Plusieurs millions de dollars seraient nécessaires pour déplacer des douaniers au Québec afin d’affronter une vague record de migrants à la frontière, selon des experts.
Une liste de douaniers d’ailleurs au pays prêts à passer quatre ou huit semaines au Québec est en train d’être élaborée par l’Agence des services frontaliers du Canada (ASFC), dans son effort de procéder au traitement des demandes d’asile à la frontière.
Le Journal a consulté une lettre invitant les agents expérimentés de la région de Toronto à troquer leurs vacances estivales pour un travail à Saint-Bernard-de-Lacolle, en Montérégie, ou à Montréal, entre le 28 mai et le 16 septembre.
Selon le Syndicat des douanes et de l’immigration, des agents d’un peu partout ont reçu cette offre, qui précise que les frais de voyage et heures supplémentaires seront payés.
Aucune estimation des coûts n’existe auprès de Sécurité publique Canada, mais deux experts en sécurité ont estimé au Journal qu’entre 10 000 et 15 000 $ par mois seront nécessaires pour déménager un agent dans ces conditions, principalement en frais de déplacement, de logement et en allocations de repas.
Douaniers empruntés
En cas d’achalandage record à la frontière, alors que 400 migrants pourraient s’y présenter quotidiennement selon le gouvernement du Québec, au moins 200 douaniers devront être « empruntés » à leur lieu de travail régulier pour être dépêchés à Saint-Bernard-de-Lacolle, évalue le syndicat.

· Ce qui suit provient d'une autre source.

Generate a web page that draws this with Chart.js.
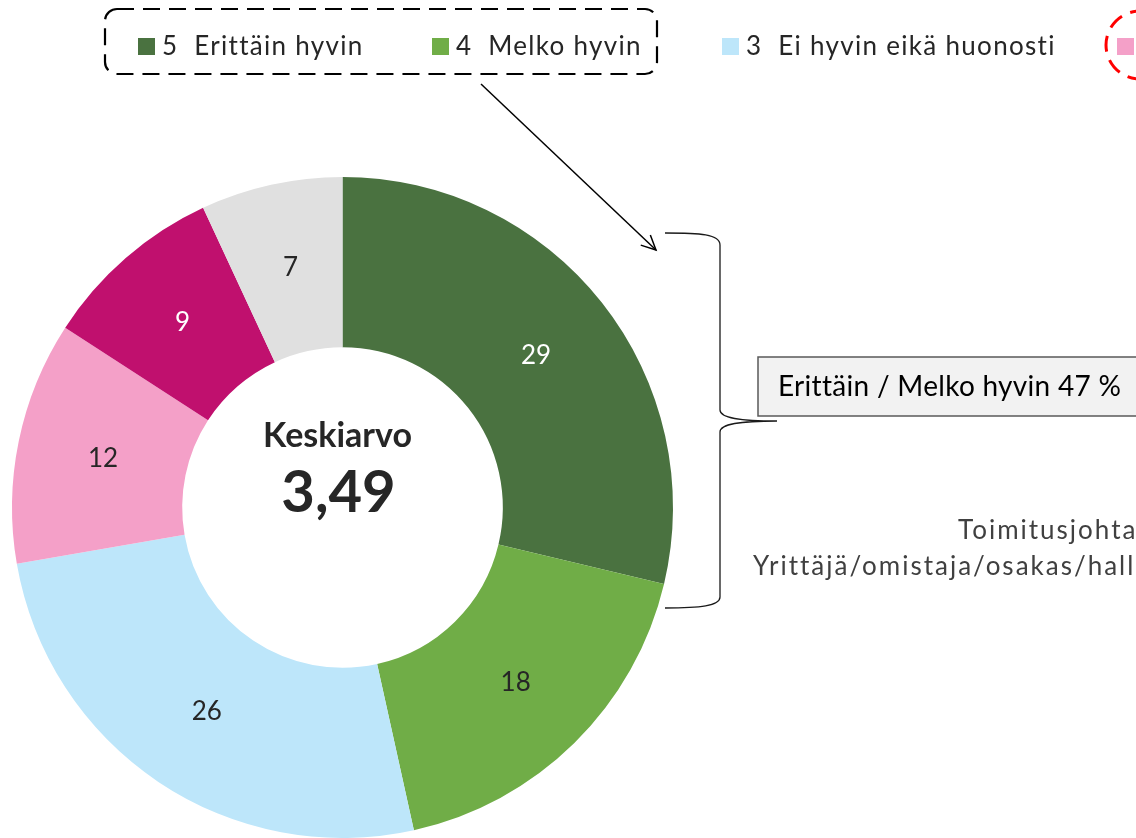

« La frontière de Lacolle est déjà très chère en heures supplémentaires l’été, qui est la période de pointe. Avec l’arrivée des migrants, ça risque d’augmenter encore plus et de créer des délais dans d’autres points d’entrée. On manque de personnel », affirme le président syndical Jean-Pierre Fortin.
Tout additionné, le scénario catastrophe pourrait coûter au moins 8 M$ pour les quatre mois estivaux, sans compter les heures supplémentaires promises.
« Ça pourrait coûter cher. Grosso modo, quand les agents sont dépêchés loin de la maison, on leur paie tout. En même temps, ils sont là pour assurer notre sécurité », analyse un ancien agent du Service canadien du renseignement de sécurité (SCRS) Michel Juneau-Katsuya.
« On peut rajouter le lavage des uniformes, la gestion des armes... Il n’y a pas juste le prix des agents, mais toute la logistique qui vient aussi avec », renchérit le policier de la Sûreté du Québec à la retraite Paul Laurier.
Pas d’embauches
Le bureau du ministre de la Sécurité publique confirme qu’aucun nouvel agent n’est embauché pour faire face à l’afflux de demandeurs d’asile et que 800 douaniers ont déjà été « prêtés » à la frontière québécoise entre juillet 2017 et mars 2018.
Il souligne toutefois que le déplacement de ses agents ne causera pas de délais supplémentaires pour la population générale aux autres points d’entrée réguliers, comme les aéroports de Toronto et Montréal.